8.33% of employer's 12% goes to EPS (max ₹1,250/month). Provides pension after age 50 with 10+ years service. Not part of EPF balance.
Universal Account Number links all EPF accounts across employers. Transfer your PF within 10 days of joining a new employer to avoid penalties.
The Employee Provident Fund (EPF) is a mandatory retirement savings scheme administered by the Employees' Provident Fund Organisation (EPFO), established under the EPF and Miscellaneous Provisions Act, 1952. Every Indian employee earning up to Rs 15,000 per month must contribute 12% of their basic salary to EPF; employers match this contribution. As of 2024, EPFO manages over Rs 20 lakh crore in assets and covers more than 7 crore active members - making it the largest defined-contribution pension system in the world by membership.

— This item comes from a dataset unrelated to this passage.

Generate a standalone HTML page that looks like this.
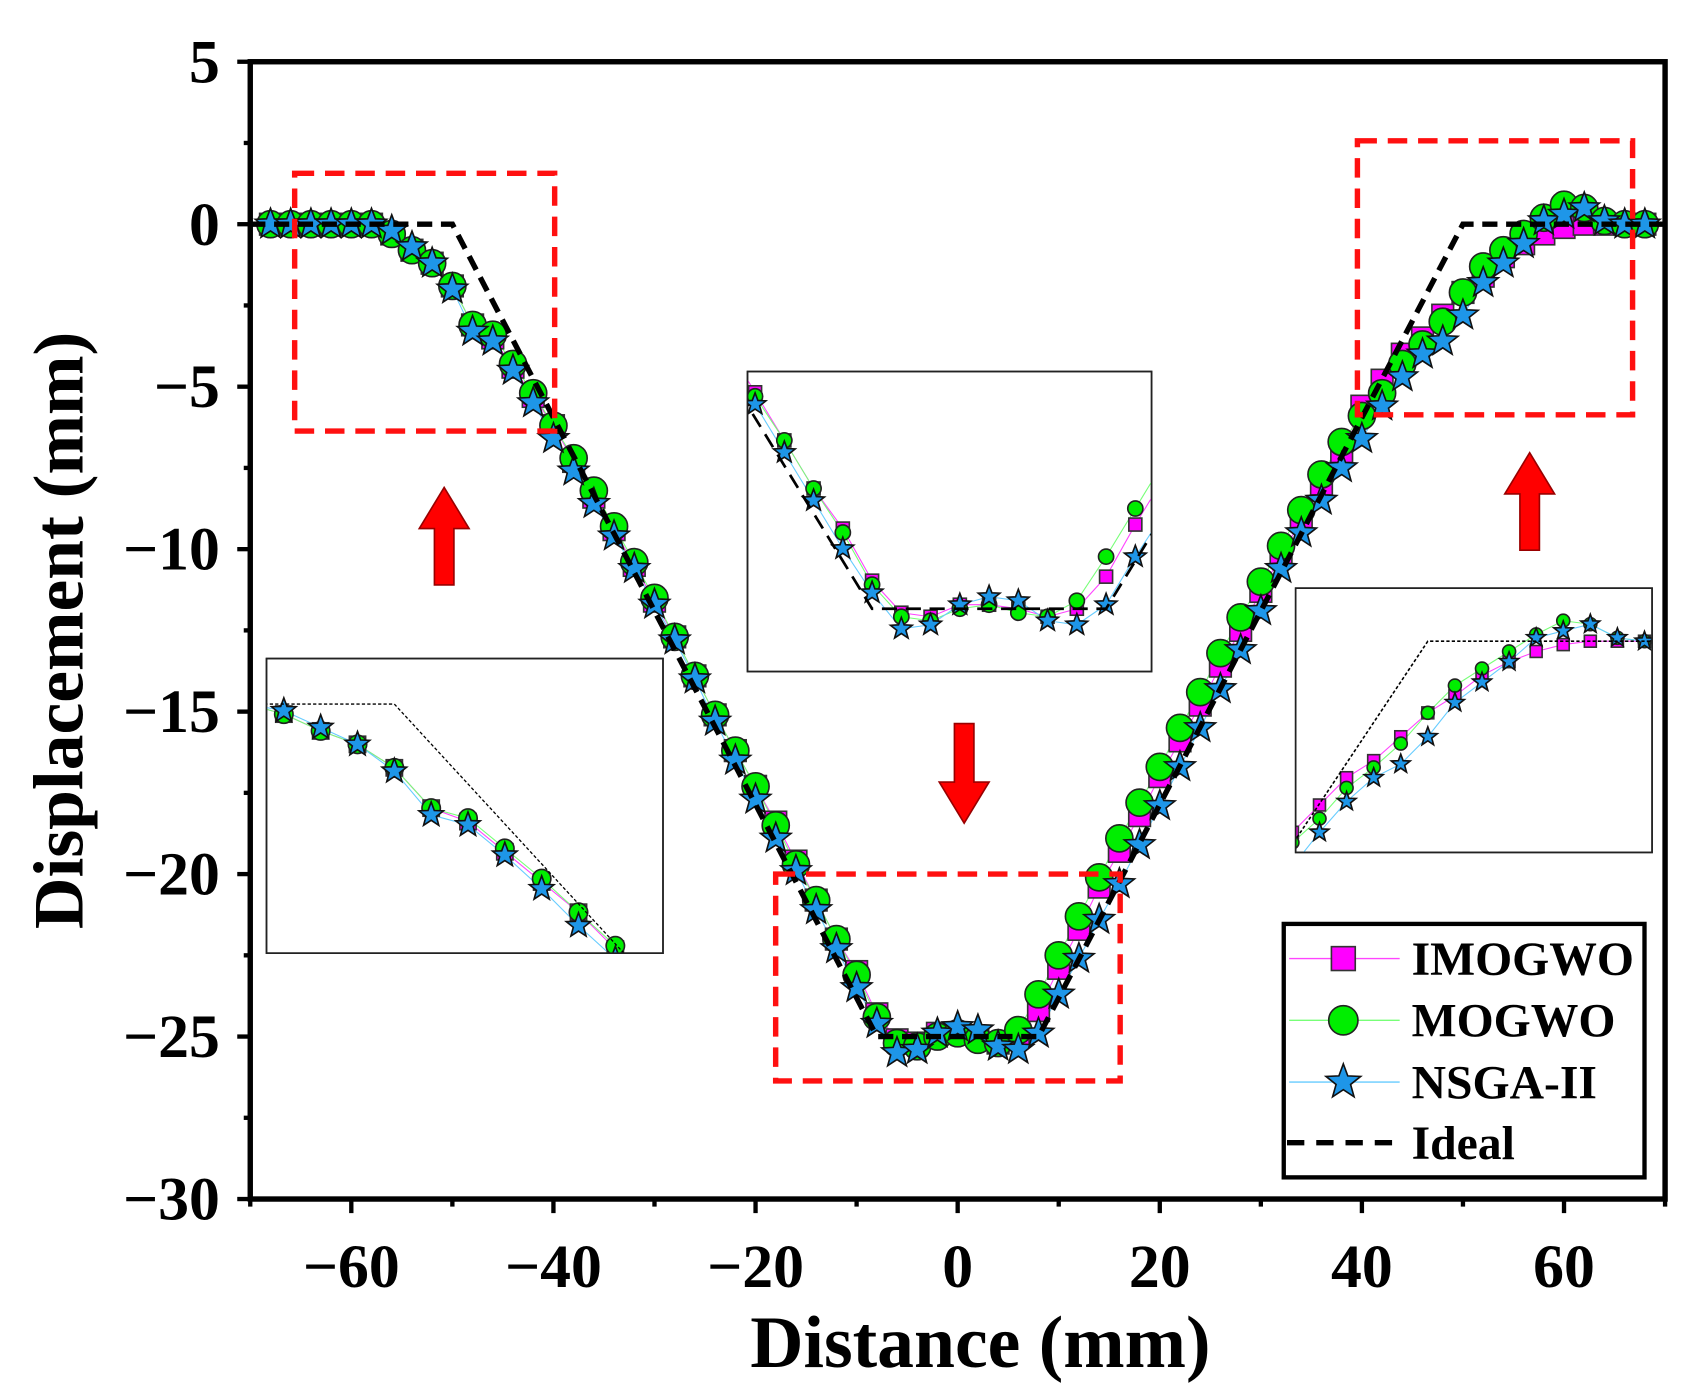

The EPFO board declared an interest rate of 8.25% for FY 2023-24 - one of the highest guaranteed returns available on a government-backed savings instrument in India. EPF contributions up to Rs 1.5 lakh per year are deductible under Section 80C of the Income Tax Act. Maturity proceeds are fully tax-exempt if the employee has completed 5 years of continuous service. This makes EPF one of the most tax-efficient long-term savings vehicles available to Indian salaried employees.
Enter your monthly basic salary, your current EPF balance (if any), expected annual salary increment, and years to retirement. The calculator compounds interest monthly and shows a year-by-year breakdown of employee contributions, employer contributions, and accumulated corpus. This helps employees plan supplementary investments such as NPS or PPF to fill any retirement gap.